- _Problem to solve_
Give again only the lines running from the one with "Convert this chart" through the one with "import * as", inclusive. Omit every picture.

- _Extracted data_
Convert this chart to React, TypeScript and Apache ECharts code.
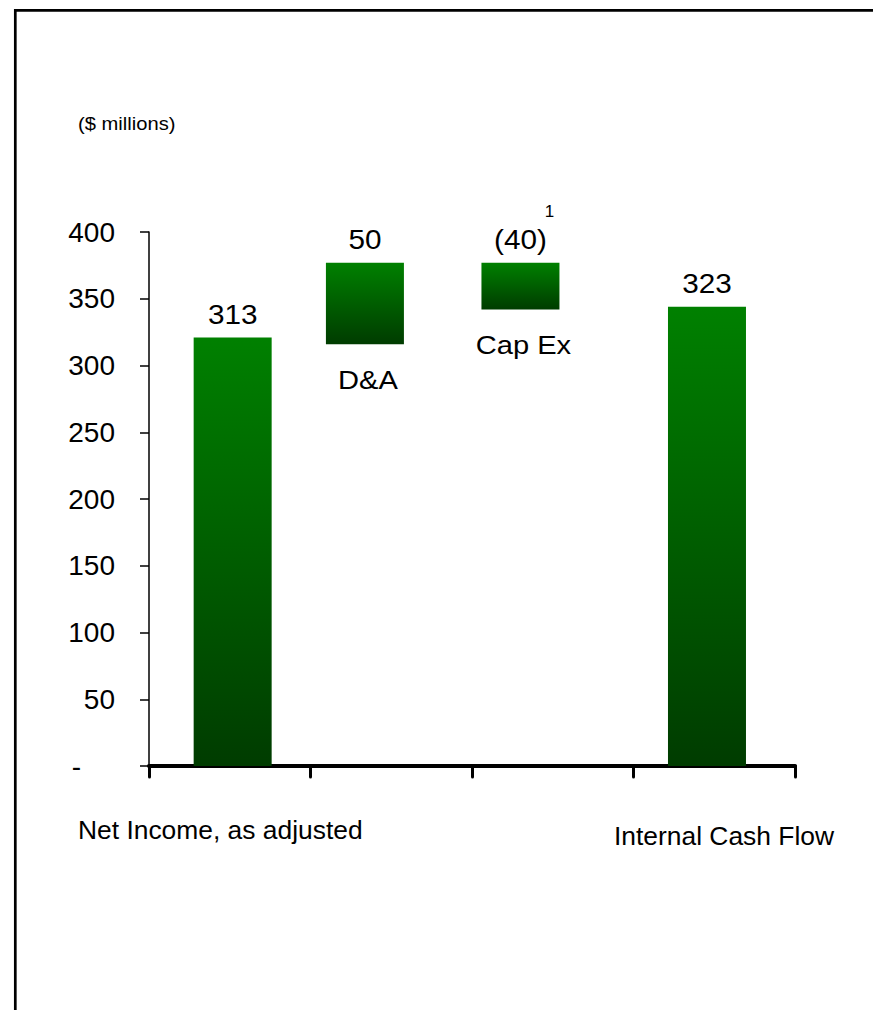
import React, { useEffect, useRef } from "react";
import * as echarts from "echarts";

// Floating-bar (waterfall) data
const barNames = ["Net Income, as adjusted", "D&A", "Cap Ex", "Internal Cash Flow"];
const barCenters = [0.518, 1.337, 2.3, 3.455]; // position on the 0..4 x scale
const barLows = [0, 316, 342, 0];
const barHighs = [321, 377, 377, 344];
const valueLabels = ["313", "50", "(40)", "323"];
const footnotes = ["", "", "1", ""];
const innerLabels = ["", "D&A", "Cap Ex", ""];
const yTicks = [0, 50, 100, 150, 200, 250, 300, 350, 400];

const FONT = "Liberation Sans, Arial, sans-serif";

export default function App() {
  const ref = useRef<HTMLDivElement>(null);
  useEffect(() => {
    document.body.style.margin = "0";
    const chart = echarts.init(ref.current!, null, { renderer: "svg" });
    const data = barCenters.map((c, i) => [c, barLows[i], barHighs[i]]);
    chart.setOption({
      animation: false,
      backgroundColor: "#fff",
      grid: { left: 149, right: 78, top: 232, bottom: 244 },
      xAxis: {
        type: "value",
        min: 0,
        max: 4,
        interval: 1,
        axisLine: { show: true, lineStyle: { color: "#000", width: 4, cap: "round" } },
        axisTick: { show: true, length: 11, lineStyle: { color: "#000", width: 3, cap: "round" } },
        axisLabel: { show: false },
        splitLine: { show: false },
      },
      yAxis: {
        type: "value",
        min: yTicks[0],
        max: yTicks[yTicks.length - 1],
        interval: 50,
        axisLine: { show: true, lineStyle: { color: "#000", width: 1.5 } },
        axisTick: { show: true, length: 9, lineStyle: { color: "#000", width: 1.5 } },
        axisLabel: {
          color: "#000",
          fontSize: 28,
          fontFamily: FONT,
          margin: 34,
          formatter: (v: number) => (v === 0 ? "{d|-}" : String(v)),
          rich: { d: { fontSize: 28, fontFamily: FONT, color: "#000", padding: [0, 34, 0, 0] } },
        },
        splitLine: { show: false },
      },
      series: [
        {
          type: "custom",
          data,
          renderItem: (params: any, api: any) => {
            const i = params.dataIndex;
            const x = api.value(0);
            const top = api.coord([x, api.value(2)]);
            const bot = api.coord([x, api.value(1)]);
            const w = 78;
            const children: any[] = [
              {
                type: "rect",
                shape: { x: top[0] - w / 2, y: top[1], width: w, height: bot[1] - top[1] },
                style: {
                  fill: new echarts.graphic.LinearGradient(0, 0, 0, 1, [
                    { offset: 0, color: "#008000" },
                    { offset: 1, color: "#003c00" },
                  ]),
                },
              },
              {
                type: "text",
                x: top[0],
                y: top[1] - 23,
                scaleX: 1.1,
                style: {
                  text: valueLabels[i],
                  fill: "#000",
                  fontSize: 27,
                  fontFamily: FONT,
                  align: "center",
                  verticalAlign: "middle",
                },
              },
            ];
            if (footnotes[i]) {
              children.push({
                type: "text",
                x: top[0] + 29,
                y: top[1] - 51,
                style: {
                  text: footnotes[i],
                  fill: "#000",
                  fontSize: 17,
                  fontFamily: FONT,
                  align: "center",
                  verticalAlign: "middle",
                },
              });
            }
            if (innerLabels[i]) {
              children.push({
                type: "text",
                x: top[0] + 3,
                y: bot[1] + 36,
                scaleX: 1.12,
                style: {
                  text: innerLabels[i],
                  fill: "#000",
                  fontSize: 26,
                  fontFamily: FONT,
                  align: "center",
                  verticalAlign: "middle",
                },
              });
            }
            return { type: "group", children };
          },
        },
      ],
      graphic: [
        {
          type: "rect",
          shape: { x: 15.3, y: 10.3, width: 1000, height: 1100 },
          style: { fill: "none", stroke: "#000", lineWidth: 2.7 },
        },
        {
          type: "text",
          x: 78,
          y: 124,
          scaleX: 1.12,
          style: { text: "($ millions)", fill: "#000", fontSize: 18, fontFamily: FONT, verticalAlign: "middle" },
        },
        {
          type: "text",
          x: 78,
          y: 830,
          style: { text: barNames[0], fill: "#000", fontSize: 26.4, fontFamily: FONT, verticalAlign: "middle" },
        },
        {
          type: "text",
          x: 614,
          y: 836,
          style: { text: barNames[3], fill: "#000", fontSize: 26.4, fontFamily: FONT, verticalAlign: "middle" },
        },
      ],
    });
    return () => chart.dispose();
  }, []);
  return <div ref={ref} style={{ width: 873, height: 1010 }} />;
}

---

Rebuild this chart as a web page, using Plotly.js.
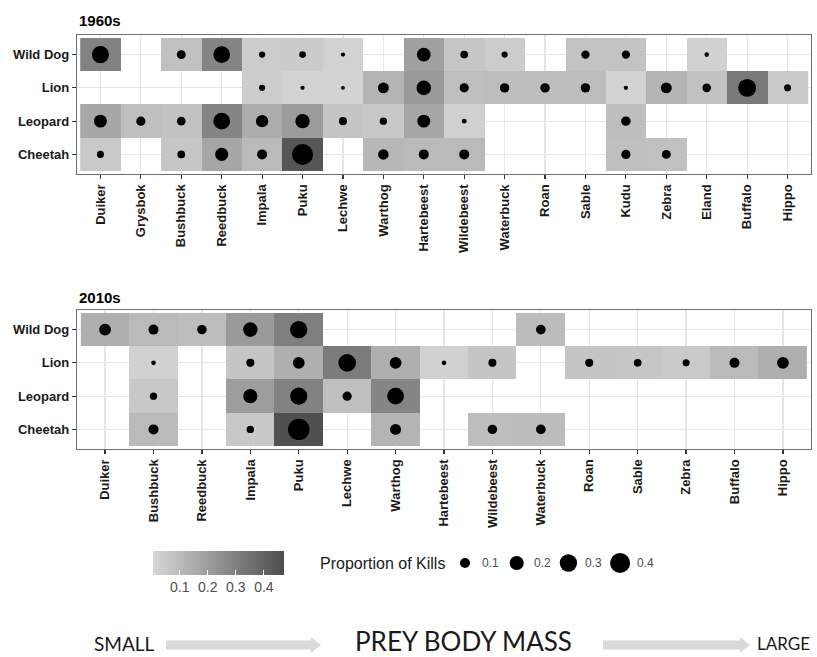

- _Full solution_
Convert this chart to React, TypeScript and Apache ECharts code.
import React, { useEffect, useRef } from "react";
import * as echarts from "echarts";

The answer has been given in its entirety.